Le Cottage doit emprunter 600 000 francs, avec la garantie municipale, pour poursuivre la construction de la cité-jardin et en profite pour réviser les plans. Jean Walter est oublié au profit d’un autre architecte, Pierre Defois, d’origine nantaise et installé à Angers. La révision se fait à la marge. Le plan d’ensemble est conservé, de même que le style pittoresque des maisons – à l’exception des faux colombages – avec alternance des façades : un premier étage avec lucarne, le suivant avec un pignon en maçonnerie. L’essentiel des modifications porte sur la suppression des maisons trop proches de la barre rocheuse qui domine le Pré-Pigeon, sur l’agrandissement des logements de trois à quatre pièces. Mais ces pièces restent trop petites, ne dépassant pas les 16 m2. D’autre part, les lieux d’aisance sont encore à l’extérieur des maisons.

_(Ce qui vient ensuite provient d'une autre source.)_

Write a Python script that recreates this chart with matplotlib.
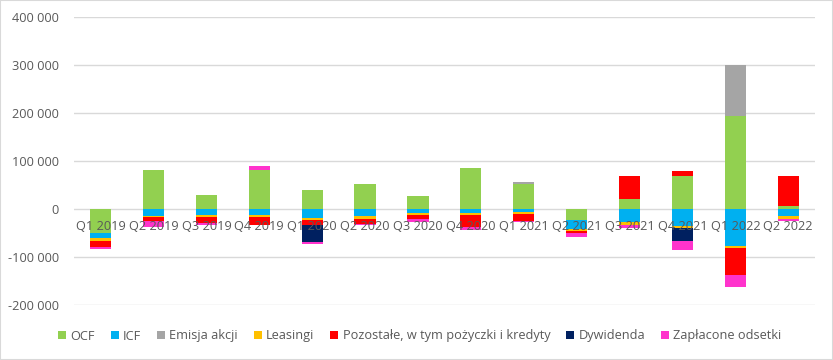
import matplotlib
matplotlib.use('Agg')
import matplotlib.pyplot as plt
import numpy as np
from matplotlib.ticker import FuncFormatter, MultipleLocator
from matplotlib.patches import Rectangle

plt.rcParams['font.family'] = ['Open Sans', 'DejaVu Sans']

quarters = ['Q1 2019', 'Q2 2019', 'Q3 2019', 'Q4 2019', 'Q1 2020', 'Q2 2020', 'Q3 2020',
            'Q4 2020', 'Q1 2021', 'Q2 2021', 'Q3 2021', 'Q4 2021', 'Q1 2022', 'Q2 2022']

ocf = [-50000, 81000, 29000, 81000, 39000, 52000, 27000, 85000, 52000, -24000, 21000, 69000, 194000, 6000]
icf = [-10000, -14000, -13000, -13000, -19000, -14500, -8500, -8500, -6500, -18000, -27000, -36000, -77000, -14500]
emisja = [0, 0, 0, 0, 0, 0, 0, 0, 4000, 0, 0, 0, 106000, 0]
leasingi = [-6000, -3000, -3500, -4000, -4000, -6000, -4000, -4000, -4000, -5000, -6000, -4000, -4000, -6000]
pozostale = [-12500, -8000, -12500, -16000, -10000, -10000, -8000, -25000, -14500, -3000, 48000, 10000, -56000, 62000]
dywidenda = [0, 0, 0, 0, -35000, 0, 0, 0, 0, 0, 0, -27000, 0, 0]
odsetki = [-4000, -12000, -5000, 8000, -5500, -2000, -6000, -5500, -2000, -8500, -6000, -19000, -25000, -4000]

series = [
    ('OCF', ocf, '#92d050'),
    ('ICF', icf, '#00b0f0'),
    ('Emisja akcji', emisja, '#a5a5a5'),
    ('Leasingi', leasingi, '#ffc000'),
    ('Pozostałe, w tym pożyczki i kredyty', pozostale, '#ff0000'),
    ('Dywidenda', dywidenda, '#002060'),
    ('Zapłacone odsetki', odsetki, '#ff33cc'),
]

fig = plt.figure(figsize=(8.33, 3.6), dpi=100)
ax = fig.add_axes([0.089, 0.153, 0.889, 0.80])

x = np.arange(len(quarters))
pos = np.zeros(len(quarters))
neg = np.zeros(len(quarters))
for name, vals, col in series:
    v = np.array(vals, dtype=float)
    bottom = np.where(v >= 0, pos, neg)
    ax.bar(x, v, 0.4, bottom=bottom, color=col, label=name, zorder=2)
    pos = pos + np.clip(v, 0, None)
    neg = neg + np.clip(v, None, 0)

ax.set_xlim(-0.5, len(quarters) - 0.5)
ax.set_ylim(-200000, 400000)
ax.yaxis.set_major_locator(MultipleLocator(100000))
ax.yaxis.set_major_formatter(FuncFormatter(lambda v, p: '{:,.0f}'.format(v).replace(',', ' ')))

# gridlines behind bars, tick labels on top of them
for yv in range(-200000, 400001, 100000):
    ax.axhline(yv, color='#d9d9d9', linewidth=1, zorder=0.5)
ax.set_axisbelow(False)

ax.set_xticks(x)
ax.set_xticklabels(quarters)
for s in ['top', 'right', 'left']:
    ax.spines[s].set_visible(False)
ax.spines['bottom'].set_position(('data', 0))
ax.spines['bottom'].set_visible(False)
ax.tick_params(axis='both', length=0, colors='#595959', labelsize=9.2)
ax.tick_params(axis='x', pad=8)
ax.tick_params(axis='y', pad=11)

fig.legend(loc='center', bbox_to_anchor=(0.504, 1 - 336 / 360), ncol=7, frameon=False,
           handlelength=0.6, handleheight=0.6, handletextpad=0.35, columnspacing=1.25,
           fontsize=9.2, labelcolor='#595959')

fig.patches.append(Rectangle((0, 0), 1, 1, transform=fig.transFigure, fill=False,
                             edgecolor='#d9d9d9', linewidth=1.5))

fig.savefig('out.png', dpi=100)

Dans l’immeuble collectif, le nombre de logements passe de 44 à 34, mais si le nombre de pièces par logement est augmenté, leur surface n’est pas agrandie : 9 m2 pour certaines chambres, 14 m2 pour les cuisines. Les lieux d’aisance ne sont pas situés dans les appartements, mais sur les paliers. Autre transformation : le toit traditionnel à versants prévu par Jean Walter est remplacé par une toiture en terrasse, suivant des exemples parisiens mis en œuvre à partir de 1903. Pierre Defois importe donc à Angers le toit-terrasse en 1923, quatre ans avant Roger Jusserand à la Maison bleue. Mais ce mode de couvrement a dû être peu réussi et d’une étanchéité douteuse, si bien que le premier immeuble HBM d’Angers s’est retrouvé coiffé d’une toiture traditionnelle en même temps que l’immeuble était surélevé. 

Prosper Bigeard honoré

La cité-jardin du Pré-Pigeon, désignée simplement sous le nom de son bâtisseur, Le Cottage Angevin, est achevée en septembre 1924. Elle ne comprend que 57 logements sur les 77 initialement prévus, des logements donnés uniquement à la location et à des familles nombreuses à quatre enfants au moins, en dessous de seize ans. La cité n’est pas encore terminée que le Cottage entre en pourparlers afin d’acheter la vaste propriété voisine : ce sera le lotissement du Lutin.

Après la mort de Prosper Bigeard, vice-président fondateur de la société coopérative, le 29 mars 1926, son nom est donné au premier ensemble de logements sociaux construits à Angers. Dans l’annuaire Siraudeau de 1927, l’ancien quartier du Cottage Angevin figure désormais sous le nom de rue Prosper-Bigeard. Aucune délibération officielle du conseil municipal n’est venue consacrer ce nom, mais l’usage en est resté. Une dénomination qui honore justement un homme au « cœur d’or ». 

En 1934, la rue Prosper-Bigeard s’enrichit, du côté de la rue Victor-Hugo, d’un nouvel immeuble collectif de logements, accompagné de services - bains-douches, séchoirs et lavoir – édifiés par André Mornet pour l’Office public municipal d’HLM. Par la suite, l’Office d’HLM reprend au Cottage la gestion de l’ensemble de la rue Prosper-Bigeard, mais ne remet pas les immeubles aux nouvelles normes de confort. D’où la démolition en 1998 par l’Office – devenu Angers Habitat - de tout le côté oriental de la rue, jusqu’à la rue Victor-Hugo, faisant disparaître les deux premiers immeubles de logements sociaux d’Angers au profit de la résidence Les Elfes. Du beau programme initial ne subsiste que la rangée de petites maisons pittoresques Walter-Defois.